Easter this year was almost as strange as another year when my whole family met up at Chili’s in Toms River because nobody wanted to cook a big meal and Greg wanted very badly to go there for the Original Crispy fried chicken tenders and fries and Sprite.
It was a funky but great idea, we had fun. Greg was happy and some among us were sending up special thanks to the risen Lord for saving us from hosting the celebration.
Because this was a stay-home Easter, Therese prepared and served a dinner of roasted pork loin, baked potatoes, broccoli and biscuits.
She kindly refused any help I offered and the result was delicious. We missed George, Kate and young Benjamin, but they ordered some Brooklyn pizza and by computer we all watched Ben jumping off the couch and onto his parents. He laughs so gleefully as he flies through the air, we can’t help it, we all laugh, too.

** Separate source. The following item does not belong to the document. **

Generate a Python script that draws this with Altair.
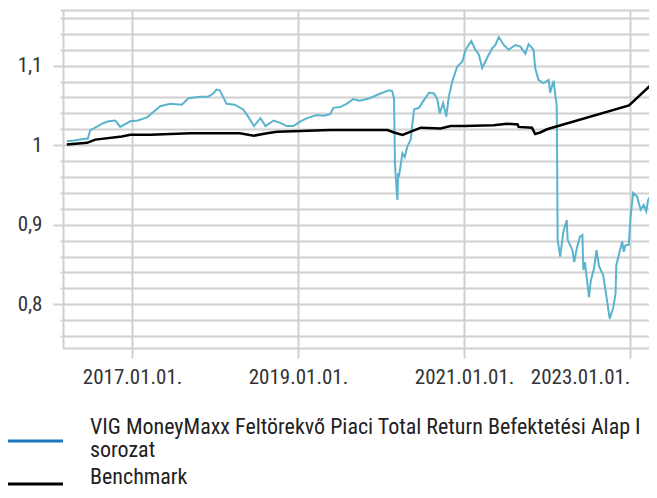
import altair as alt
import pandas as pd

FUND = "VIG MoneyMaxx Feltörekvő Piaci Total Return Befektetési Alap I\nsorozat"
BENCH = "Benchmark"

fund_dates = [
    "2016-03-20", "2016-04-20", "2016-06-08", "2016-06-20", "2016-07-01", "2016-07-23",
    "2016-08-28", "2016-09-20", "2016-10-19", "2016-11-10", "2016-12-24", "2017-01-26",
    "2017-03-08", "2017-04-06", "2017-05-05", "2017-06-18", "2017-08-08", "2017-09-06",
    "2017-10-27", "2017-12-02", "2017-12-24", "2018-01-08", "2018-01-22", "2018-02-21",
    "2018-03-29", "2018-05-05", "2018-05-27", "2018-06-21", "2018-07-20", "2018-08-11",
    "2018-09-16", "2018-10-15", "2018-11-13", "2018-12-12", "2019-01-12", "2019-02-10",
    "2019-03-26", "2019-04-24", "2019-05-23", "2019-06-06", "2019-07-05", "2019-08-03",
    "2019-09-01", "2019-09-30", "2019-11-13", "2019-12-30", "2020-02-06", "2020-02-20",
    "2020-02-28", "2020-03-03", "2020-03-10", "2020-03-14", "2020-03-17", "2020-03-20",
    "2020-04-05", "2020-04-15", "2020-04-26", "2020-05-11", "2020-05-26", "2020-06-17",
    "2020-07-09", "2020-07-31", "2020-08-22", "2020-09-05", "2020-09-16", "2020-10-01",
    "2020-10-15", "2020-10-26", "2020-11-10", "2020-12-02", "2020-12-24", "2021-01-08",
    "2021-02-02", "2021-02-20", "2021-03-07", "2021-03-22", "2021-04-13", "2021-05-05",
    "2021-05-19", "2021-06-03", "2021-06-25", "2021-07-16", "2021-08-15", "2021-09-06",
    "2021-09-28", "2021-10-12", "2021-11-03", "2021-11-10", "2021-11-25", "2021-12-17",
    "2022-01-08", "2022-01-15", "2022-01-30", "2022-02-13", "2022-02-17", "2022-02-28",
    "2022-03-14", "2022-03-29", "2022-04-02", "2022-04-23", "2022-05-01", "2022-05-12",
    "2022-05-26", "2022-06-06", "2022-06-10", "2022-06-17", "2022-07-05", "2022-07-13",
    "2022-07-27", "2022-08-07", "2022-08-18", "2022-09-05", "2022-09-20", "2022-10-04",
    "2022-10-19", "2022-10-30", "2022-11-02", "2022-11-13", "2022-11-28", "2022-12-05",
    "2022-12-12", "2022-12-27", "2023-01-04", "2023-01-15", "2023-02-02", "2023-02-17",
    "2023-03-03", "2023-03-14", "2023-03-22", "2023-04-09", "2023-04-23",
]
fund_values = [
    1.005, 1.006, 1.008, 1.008, 1.019, 1.022,
    1.028, 1.030, 1.031, 1.023, 1.030, 1.031,
    1.035, 1.042, 1.049, 1.052, 1.051, 1.059,
    1.061, 1.061, 1.065, 1.070, 1.069, 1.052,
    1.051, 1.045, 1.036, 1.024, 1.034, 1.024,
    1.031, 1.028, 1.024, 1.024, 1.030, 1.034,
    1.038, 1.037, 1.039, 1.047, 1.048, 1.052,
    1.058, 1.056, 1.059, 1.065, 1.069, 1.068,
    1.058, 0.977, 0.945, 0.931, 0.965, 0.960,
    0.990, 0.985, 0.998, 1.007, 1.045, 1.047,
    1.057, 1.066, 1.065, 1.058, 1.040, 1.053,
    1.036, 1.061, 1.080, 1.099, 1.105, 1.120,
    1.131, 1.120, 1.114, 1.097, 1.110, 1.122,
    1.126, 1.136, 1.126, 1.120, 1.126, 1.124,
    1.115, 1.127, 1.120, 1.097, 1.082, 1.078,
    1.082, 1.066, 1.081, 1.049, 0.881, 0.860,
    0.891, 0.906, 0.881, 0.868, 0.853, 0.870,
    0.885, 0.887, 0.843, 0.853, 0.809, 0.830,
    0.845, 0.868, 0.848, 0.837, 0.809, 0.782,
    0.795, 0.814, 0.849, 0.862, 0.879, 0.866,
    0.874, 0.875, 0.910, 0.940, 0.935, 0.919,
    0.925, 0.917, 0.931, 0.940, 0.954,
]

bench_dates = [
    "2016-03-20", "2016-06-17", "2016-07-23", "2016-11-17", "2016-12-24", "2017-03-24",
    "2017-09-13", "2018-04-20", "2018-06-21", "2018-08-18", "2018-10-01", "2019-01-12",
    "2019-05-23", "2020-01-30", "2020-02-28", "2020-04-05", "2020-06-25", "2020-09-20",
    "2020-11-03", "2021-01-01", "2021-05-12", "2021-07-09", "2021-08-25", "2021-08-29",
    "2021-10-27", "2021-11-10", "2021-12-02", "2022-01-01", "2022-12-28", "2023-04-23",
]
bench_values = [
    1.001, 1.003, 1.007, 1.011, 1.013, 1.013,
    1.015, 1.015, 1.012, 1.015, 1.017, 1.018,
    1.019, 1.019, 1.016, 1.013, 1.022, 1.021,
    1.024, 1.024, 1.025, 1.027, 1.026, 1.023,
    1.022, 1.014, 1.016, 1.020, 1.050, 1.081,
]

series_names = [FUND, BENCH]
line_colors = ["#5ab4ce", "#000000"]
legend_colors = ["#1a75bc", "#000000"]
line_widths = [2, 2.5]

y_grid_values = [round(0.76 + 0.02 * i, 2) for i in range(21)] + [1.17]
x_tick_years = [2017, 2019, 2021, 2023]

df = pd.concat([
    pd.DataFrame({"date": fund_dates, "value": fund_values, "series": FUND}),
    pd.DataFrame({"date": bench_dates, "value": bench_values, "series": BENCH}),
])

FONT = "Liberation Sans Narrow, Roboto Condensed, Roboto, sans-serif"
GRID = "#d0d0d0"
PLOT_W, PLOT_H = 586, 338

x_enc = alt.X(
    "date:T",
    title=None,
    scale=alt.Scale(type="utc",
                    domain=[alt.DateTime(year=2016, month=3, date=3, utc=True),
                            alt.DateTime(year=2023, month=3, date=26, utc=True)]),
    axis=alt.Axis(
        values=[alt.DateTime(year=y, month=1, date=1, utc=True) for y in x_tick_years],
        labelExpr="utcFormat(datum.value, '%Y.%m.%d.')",
        grid=True, gridColor=GRID, gridWidth=2,
        domain=True, domainColor=GRID, domainWidth=2,
        tickColor=GRID, tickWidth=2, tickSize=10,
        labelPadding=8, labelFont=FONT, labelFontSize=21, labelColor="#333333",
        labelBound=False, labelFlush=20,
    ),
)

major_test = "abs(datum.value*10 - round(datum.value*10)) < 0.001"
y_enc = alt.Y(
    "value:Q",
    title=None,
    scale=alt.Scale(domain=[0.745, 1.17], zero=False, nice=False),
    axis=alt.Axis(
        values=y_grid_values,
        labelExpr=f"{major_test} ? replace(toString(round(datum.value*10)/10), '.', ',') : ''",
        grid=True, gridColor=GRID, gridWidth=2,
        domain=True, domainColor=GRID, domainWidth=2,
        tickColor=GRID, tickWidth=2,
        tickSize={"condition": {"test": major_test, "value": 10}, "value": 3},
        labelPadding=11, labelFont=FONT, labelFontSize=21, labelColor="#333333",
        labelOverlap=False,
    ),
)

lines = alt.Chart(df).mark_line(interpolate="linear", clip=True).encode(
    x=x_enc, y=y_enc,
    color=alt.Color("series:N", scale=alt.Scale(domain=series_names, range=line_colors), legend=None),
    strokeWidth=alt.StrokeWidth("series:N", scale=alt.Scale(domain=series_names, range=line_widths), legend=None),
)

# manual legend below the plot (view-relative pixel offsets)
legend_symbol_y = [431, 474]
legend_text_y = [424, 474]
legend_layers = []
for name, col, sy, ty in zip(series_names, legend_colors, legend_symbol_y, legend_text_y):
    one = alt.Chart(pd.DataFrame({"label": [name]}))
    legend_layers.append(
        one.mark_rule(strokeWidth=3, color=col).encode(
            x=alt.value(-55), x2=alt.value(0), y=alt.value(sy))
    )
    legend_layers.append(
        one.mark_text(align="left", baseline="alphabetic", lineBreak="\n", lineHeight=23,
                      font=FONT, fontSize=22, color="#222222").encode(
            x=alt.value(27), y=alt.value(ty), text="label:N")
    )

chart = alt.layer(lines, *legend_layers).properties(
    width=PLOT_W, height=PLOT_H,
    autosize=alt.AutoSizeParams(type="none"),
    padding={"left": 55, "top": 2, "right": 0, "bottom": 142},
).configure_view(stroke=None).configure(background="white")

chart.save("out.html", embed_options={"renderer": "svg", "actions": False})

In a few days, we will turn the calendars to May, but Greg has already decorated for spring.
Fortunately, there’s not much difference between Mother’s Day décor and Easter finery. Greg might want to stow the baskets away for next year, but bunnies, ducks and flowers can stand in for spring accoutrements.
In my youth, we all got large chocolate eggs, some filled with dried fruit, and some with coconut.
The result was still the same; a wringing bellyache and a promise to myself not to eat crème-filled candy until next Easter. Or ever.
I have some good memories of Easter, too. Like the time my brother, Jerry and I were on the swings in the backyard. I was still dressed in my frilly pink church ensemble to show it off, and I saw my white purse on the ground, underneath the other swing.
Even at age three, I knew if Jerry saw it there, he’d stomp it in the mud and say he didn’t.
Well, I had to take action, so I jumped off my swing and ran to my bag. As I bent over to save it, Jerry swung in and kicked me right in my dressy rumba pants. and I went flying across the lawn and landed face first on the edge of a cinder block.
The mess was epic. Blood flowed from my forehead and onto my frilly pink dress.
Mom took me to the emergency room, where we waited.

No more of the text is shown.